Controvérsia acerca da competência.
A controvérsia consiste em definir se a competência para o processamento e o julgamento do crime de produção de medicamentos sem registro competente é da Justiça federal ou da estadual, na hipótese em que a organização criminosa adquire matérias-primas clandestinas oriundas do exterior.

Caso concreto.
No caso, embora a investigação não haja demonstrado seguramente que houve a importação dos produtos ou das matérias-primas – a ponto de justificar a imputação penal dessa conduta na denúncia – também não foi possível desprezar o fato de que houve o reconhecimento da existência de fortes referências concretas à aquisição de insumos no Paraguai.

Para efeitos de imputação penal, o local exato em que eram adquiridas as matérias-primas não teria relevância se consideradas as elementares indicadas (falsificar, corromper, adulterar, ter em depósito e comercializar produtos destinados a fins terapêuticos ou medicinais, desprovidos do registro devido no órgão de vigilância sanitária competente), motivo pelo qual a denúncia não se esmerou em apontar essa localidade. Evidentemente que essa circunstância implica consequências no âmbito da fixação da competência, motivo pelo qual deve ser avaliada a partir das investigações.

Não se exige prova inconteste acerca da transnacionalidade das condutas para a fixação da competência federal.
Contudo, a orientação desta Corte não exige prova inconteste acerca da transnacionalidade das condutas para a fixação da competência federal, mas tão somente a existência de indícios concretos de que isso haja ocorrido. Tais indícios até podem ser insuficientes para lastrear a denúncia na modalidade de importação, mas podem ser suficientes para a fixação da competência.

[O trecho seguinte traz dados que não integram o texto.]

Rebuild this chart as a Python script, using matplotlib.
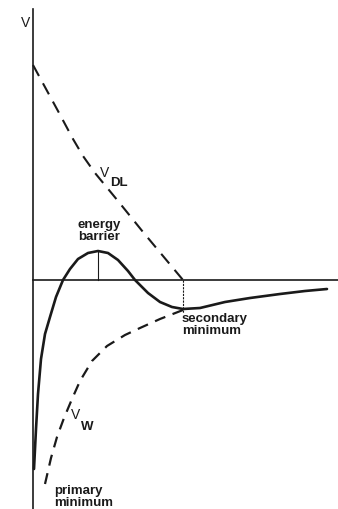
import matplotlib
matplotlib.use("Agg")
import matplotlib.pyplot as plt

# Interaction energy vs. separation (arbitrary units, origin at axis crossing)
r_total = [1, 3, 5, 8, 12, 17, 23, 30, 37, 45, 55, 65, 75, 85, 95, 102,
           115, 127, 139, 150, 167, 192, 217, 247, 272, 294]
v_total = [-189, -149, -114, -79, -54, -37, -17, 0, 11, 21, 27, 29, 27, 20, 9, 0,
           -13, -22, -27, -29, -28, -22, -18, -14, -11, -9]

# double-layer repulsion
r_dl = [0, 25, 40, 50, 62, 85, 110, 150]
v_dl = [215, 169, 141, 124, 107, 79, 48, 0]

# van der Waals attraction
r_w = [12, 18, 24, 31, 39, 47, 59, 74, 92, 107, 127, 150]
v_w = [-204, -178, -157, -138, -119, -101, -81, -66, -55, -48, -39, -30]

r_barrier, v_barrier = 65, 29
r_second, v_second = 150, -30

plt.rcParams['font.family'] = ['Liberation Sans', 'DejaVu Sans']
INK = '#1a1a1a'

fig = plt.figure(figsize=(3.38, 5.10), dpi=100)
ax = fig.add_axes([0, 0, 1, 1])
ax.set_xlim(-33, 305)
ax.set_ylim(-229, 281)
ax.axis('off')

# axes drawn as plain lines
ax.plot([0, 0], [271, -229], color=INK, lw=1.2)
ax.plot([0, 305], [0, 0], color=INK, lw=1.2)

ax.plot(r_total, v_total, color=INK, lw=1.9, solid_capstyle='round')
ax.plot(r_dl, v_dl, color=INK, lw=1.5, dashes=(6, 4))
ax.plot(r_w, v_w, color=INK, lw=1.6, dashes=(5, 3.5))

# markers for barrier height and secondary minimum
ax.plot([r_barrier, r_barrier], [v_barrier, 0], color=INK, lw=0.8)
ax.plot([r_second, r_second], [0, v_second - 3], color=INK, lw=0.8, dashes=(2, 1))

lab = dict(fontsize=9.5, color=INK, fontweight='bold', linespacing=0.95)
sym = dict(fontsize=10, color=INK, ha='center', va='center')
sub = dict(fontsize=9.5, color=INK, ha='left', va='center', fontweight='bold')
ax.text(-7, 258, "V", **sym)
ax.text(72, 108, "V", **sym)
ax.text(77, 98, "DL", **sub)
ax.text(66, 50, "energy\nbarrier", ha='center', va='center', **lab)
ax.text(149, -44, "secondary\nminimum", ha='left', va='center', **lab)
ax.text(43, -134, "V", **sym)
ax.text(48, -146, "W", **sub)
ax.text(21, -216, "primary\nminimum", ha='left', va='center', **lab)

fig.savefig("out.png", dpi=100, facecolor='white')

Ademais, a existência desses indícios pode ser também reforçada pelo fato de que a própria representação formulada pelo Ministério Público, durante as investigações, para a quebra do sigilo bancário e de bloqueio de bens dos acusados, lastreou-se na possível prática de contrabando de anfetaminas inibidoras de apetite oriundas do Paraguai. Ou seja, todos os indícios indicavam que esses produtos viriam do Paraguai.

Portanto, ainda que a denúncia não indique a origem das matérias-primas utilizadas pela organização criminosa para a produção de medicamentos clandestinos, isso não impossibilita – diante dos indícios concretos de que elas tenham sido adquiridas no exterior – que seja reconhecida a competência federal para o processo e julgamento do feito.
STJ. CC 188.135-GO, Rel. Ministra Laurita Vaz, Rel. para acórdão Ministro Rogerio Schietti Cruz, Terceira Seção, por maioria, julgado em 8/2/2023, DJe 23/2/2023 (info 779).